Impact of Human Activities on Global Dust Emissions

The United Nations Convention to Combat Desertification (UNCCD) revealed that human activities contribute to 25% of global dust emissions, with agriculture standing out as the primary anthropogenic source. These findings emerged during a five-day meeting held in Uzbekistan from November 13-17, where policy recommendations were released.

Annual Migration of Sand and Dust

Every year, over two billion tonnes of sand and dust traverse thousands of kilometers through the Earth’s atmosphere. This phenomenon poses a significant meteorological challenge characterized by strong and turbulent winds lifting small particles to considerable heights.

Impact on Health, Environment, and Economies

Sand and dust storms, affecting regions from Northern and Central Asia to sub-Saharan Africa, have adverse effects on human health, the environment, and economies. The United Nations Food and Agriculture Organization (FAO) identifies them as a formidable obstacle to achieving 11 out of the 17 Sustainable Development Goals.

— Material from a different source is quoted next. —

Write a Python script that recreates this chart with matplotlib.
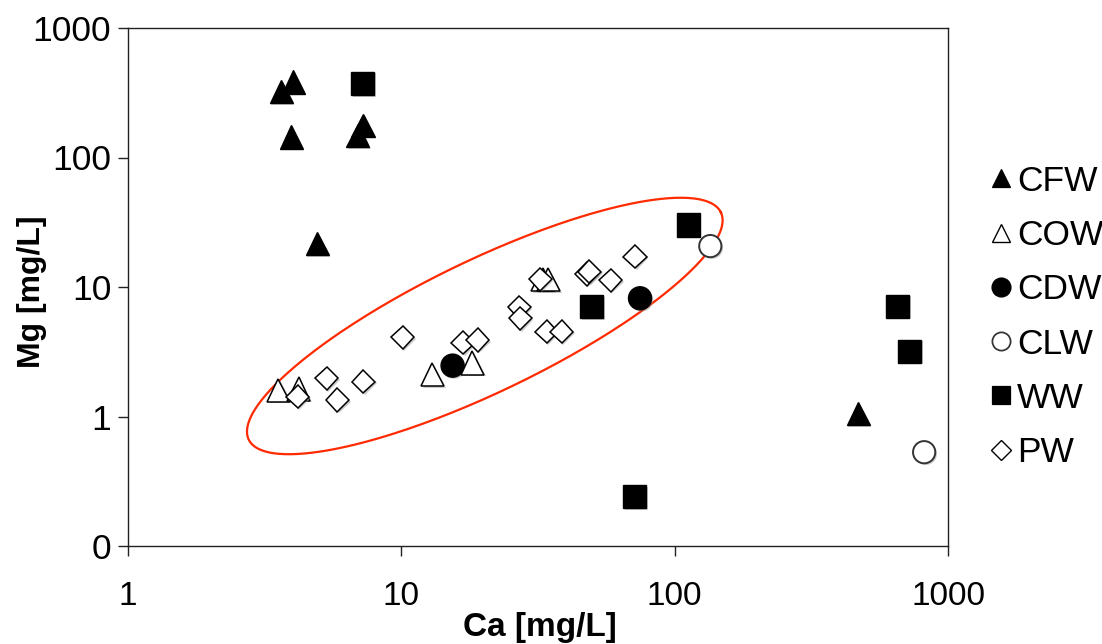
import numpy as np
import matplotlib
matplotlib.use("Agg")
import matplotlib.pyplot as plt
import matplotlib.patheffects as pe
from matplotlib.lines import Line2D
from matplotlib.ticker import FixedLocator, FixedFormatter, NullLocator

plt.rcParams['font.family'] = ['Liberation Sans', 'DejaVu Sans']

# Ca and Mg concentrations [mg/L] for each water type
cfw_ca = [3.63, 4.02, 3.95, 7.24, 6.94, 4.92, 469]
cfw_mg = [321, 383, 144, 178, 147, 21.5, 1.05]

cow_ca = [3.55, 4.21, 13.0, 18.2, 32.9, 34.5]
cow_mg = [1.60, 1.63, 2.10, 2.59, 11.4, 11.4]

cdw_ca = [15.4, 74.7]
cdw_mg = [2.47, 8.18]

clw_ca = [135, 818]
clw_mg = [20.7, 0.53]

ww_ca = [7.21, 112, 49.7, 655, 722, 71.3]
ww_mg = [374, 30.1, 7.04, 7.1, 3.2, 0.24]

pw_ca = [4.18, 5.33, 5.83, 7.26, 10.1, 16.8, 19.0, 27.0, 27.2, 34.0, 38.6,
         32.2, 47.7, 48.7, 58.4, 71.6]
pw_mg = [1.42, 1.97, 1.34, 1.86, 4.09, 3.72, 3.90, 6.97, 5.73, 4.52, 4.52,
         11.5, 12.6, 13.1, 11.3, 17.1]

tick_vals = [0.1, 1, 10, 100, 1000]
ytick_labels = ['0', '1', '10', '100', '1000']
xtick_vals = [1, 10, 100, 1000]
xtick_labels = ['1', '10', '100', '1000']

fig = plt.figure(figsize=(11.02, 6.44), dpi=100)
ax = fig.add_axes([128 / 1102, 1 - 546 / 644, 820 / 1102, 518 / 644])

shadow = [pe.SimplePatchShadow(offset=(1.2, -1.2), shadow_rgbFace='0.55', alpha=0.45),
          pe.Normal()]

series = [
    ('CFW', cfw_ca, cfw_mg, '^', 'black', 'black', 16.6, 1.0, 3),
    ('COW', cow_ca, cow_mg, '^', 'white', 'black', 16.6, 1.1, 5),
    ('CDW', cdw_ca, cdw_mg, 'o', 'black', 'black', 16.6, 1.0, 4),
    ('CLW', clw_ca, clw_mg, 'o', 'white', '#333333', 16.0, 1.4, 4),
    ('WW', ww_ca, ww_mg, 's', 'black', 'black', 16.6, 1.0, 3),
    ('PW', pw_ca, pw_mg, 'D', 'white', 'black', 11.8, 1.1, 6),
]

handles = []
for name, xs, ys, mk, fc, ec, ms, mew, z in series:
    ax.plot(xs, ys, linestyle='none', marker=mk, markersize=ms,
            markerfacecolor=fc, markeredgecolor=ec, markeredgewidth=mew,
            zorder=z, path_effects=shadow, clip_on=False)
    handles.append(Line2D([], [], linestyle='none', marker=mk,
                          markersize=ms * 0.82, markerfacecolor=fc,
                          markeredgecolor=ec, markeredgewidth=mew * 0.9))

ax.set_xscale('log')
ax.set_yscale('log')
ax.set_xlim(1, 1000)
ax.set_ylim(0.1, 1000)

ax.xaxis.set_major_locator(FixedLocator(xtick_vals))
ax.xaxis.set_major_formatter(FixedFormatter(xtick_labels))
ax.yaxis.set_major_locator(FixedLocator(tick_vals))
ax.yaxis.set_major_formatter(FixedFormatter(ytick_labels))
ax.xaxis.set_minor_locator(NullLocator())
ax.yaxis.set_minor_locator(NullLocator())

ax.tick_params(axis='both', direction='out', length=7, width=1.0,
               color='#222222', labelcolor='black')
ax.tick_params(axis='x', pad=18, labelsize=24)
ax.tick_params(axis='y', pad=5, labelsize=25.5)
for s in ax.spines.values():
    s.set_linewidth(1.0)
    s.set_color('#222222')

ax.set_xlabel('Ca [mg/L]', fontsize=24, fontweight='bold')
ax.set_ylabel('Mg [mg/L]', fontsize=23, fontweight='bold')
ax.xaxis.set_label_coords(0.502, -0.127)
ax.yaxis.set_label_coords(-0.099, 0.49)

# tilted ellipse around the mixed-water cluster, defined in screen pixels
ell_cx, ell_cy = 20.2, 5.0
ell_a, ell_b, ell_ang = 262, 66, np.deg2rad(25.7)
x_dec = ax.bbox.width / 3
y_dec = ax.bbox.height / 4
t = np.linspace(0, 2 * np.pi, 400)
dx = ell_a * np.cos(ell_ang) * np.cos(t) - ell_b * np.sin(ell_ang) * np.sin(t)
dy = ell_a * np.sin(ell_ang) * np.cos(t) + ell_b * np.cos(ell_ang) * np.sin(t)
ax.plot(ell_cx * 10 ** (dx / x_dec), ell_cy * 10 ** (dy / y_dec),
        color='#ff2a00', linewidth=1.6, zorder=2)

ax.legend(handles, [s[0] for s in series], loc='center left',
          bbox_to_anchor=(988 / 1102, 1 - 317 / 644),
          bbox_transform=fig.transFigure, frameon=False, fontsize=25.5,
          borderpad=0, handlelength=0.72, handletextpad=0.1,
          labelspacing=0.6, borderaxespad=0)

fig.savefig('out.png', dpi=100, facecolor='white')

Sources of Sand and Dust Storms

Approximately 75% of sand and dust storm emissions originate from natural sources in the world’s drylands, including hyper-arid regions, topographic depressions in arid areas, and dry ancient lake beds. The remaining 25% is attributed to anthropogenic factors such as land-use change, agriculture, water diversion, and deforestation.

Human-Induced Factors

Abandoned croplands become sources of sand and dust storms, while water consumption in agriculture contributes by shrinking water bodies. For instance, the excessive diversion of water from rivers in Central Asia has transformed the Aral Sea into the Aralkum Desert, a new source of sand and dust storms.

Climate Change’s Role

Climate change amplifies the impact, with extreme wind events, aridity, severe droughts, and rising temperatures exacerbating the frequency and severity of sand and dust storms.

Undetermined Impacts

Despite the evident impact on crops, trees, pastures, and livestock, many consequences remain inadequately quantified. The FAO cites examples like a two-day storm in Mongolia in March 2021, affecting thousands of households, leading to casualties, and a significant loss of livestock.

Urgent Need for Policy

The FAO report emphasizes the absence of policies addressing the risks posed by sand and dust storms. It calls for the establishment of risk monitoring and early warning systems, strengthening risk governance, increased investment in risk reduction measures, and raising awareness of this environmental challenge at the national level.